I love this little 6th edition (1966), The Manual Of Horsemanship published by The British Horse Society, Warwickshire. It is divided into advice about handling ponies and riding (Equitation), saddlery and horsemastership. My favourite section as a teenager was Horsemastership and Stablemanagement; in other words, caring for my pet.
' In dealing with horses there is a right way and a wrong way of doing things. Sometimes there are several right ways of doing the same thing. The man who does things the right way is said to possess horse sense. If he does it instinctively he is said to be born with horse sense'.
I liked to think I had horse sense; that I was a natural. I am an animal lover after all. This belief helped to give me confidence and jump the cavalletti of what I found to be a rather intimidating world to enter into. I did not live in the countryside. I lived in an industrial city; Dundee a jute city. I was working class. Not from the horsey set at all. My family did not own transport. How do I find my first pony? Where do I keep him/her? How will I fund the welfare of such an expensive animal?
Me with Misty and Barney Rubble
Misty was renamed from Bacardi, after a book I read, Misty Of Chincoteague, by Marguerite Henry (1947). A better fitting name I thought.

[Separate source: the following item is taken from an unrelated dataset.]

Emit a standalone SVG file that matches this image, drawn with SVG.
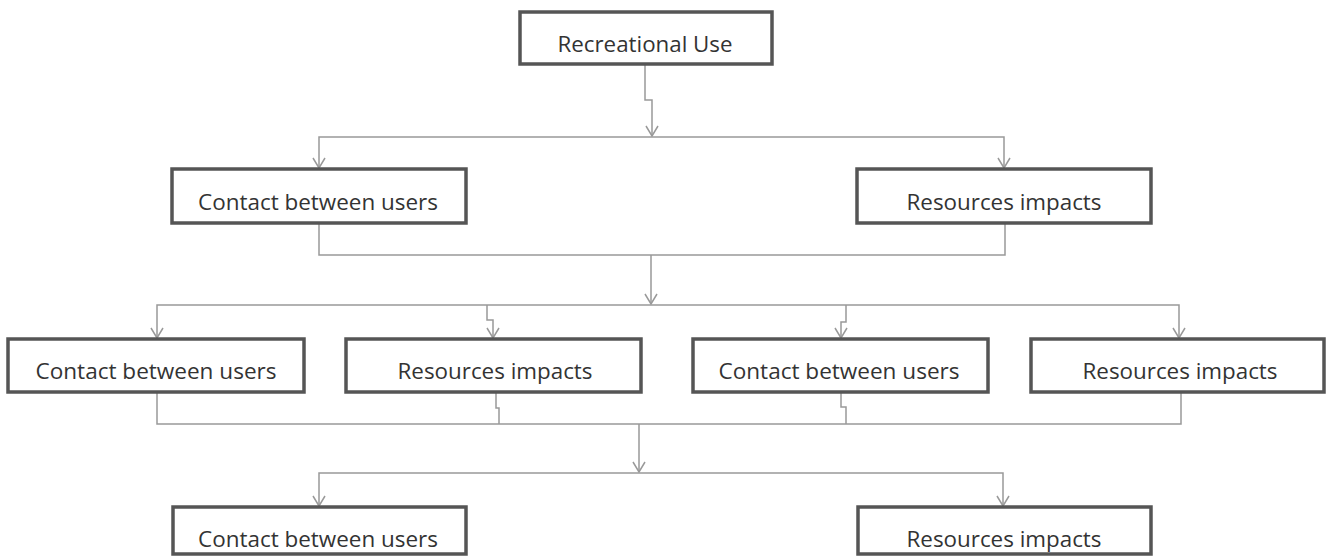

It is all a blur but I did it! I first of all cared for a Highland pony called Bluebell on free loan from a Scottish trekking centre. I borrowed my mother's bicycle to travel to the local stables (Quite dilapidated old farm buildings at the back of the city). Amazingly my mother funded the weekly DIY stable fees. My little Manual of Horsmanship tucked into my rucksack. This experience, when I was fifteen years old, helped to drive my determination to have a pet of my own. In time I became the proud owner of Misty, Barney Rubble and later Sheika.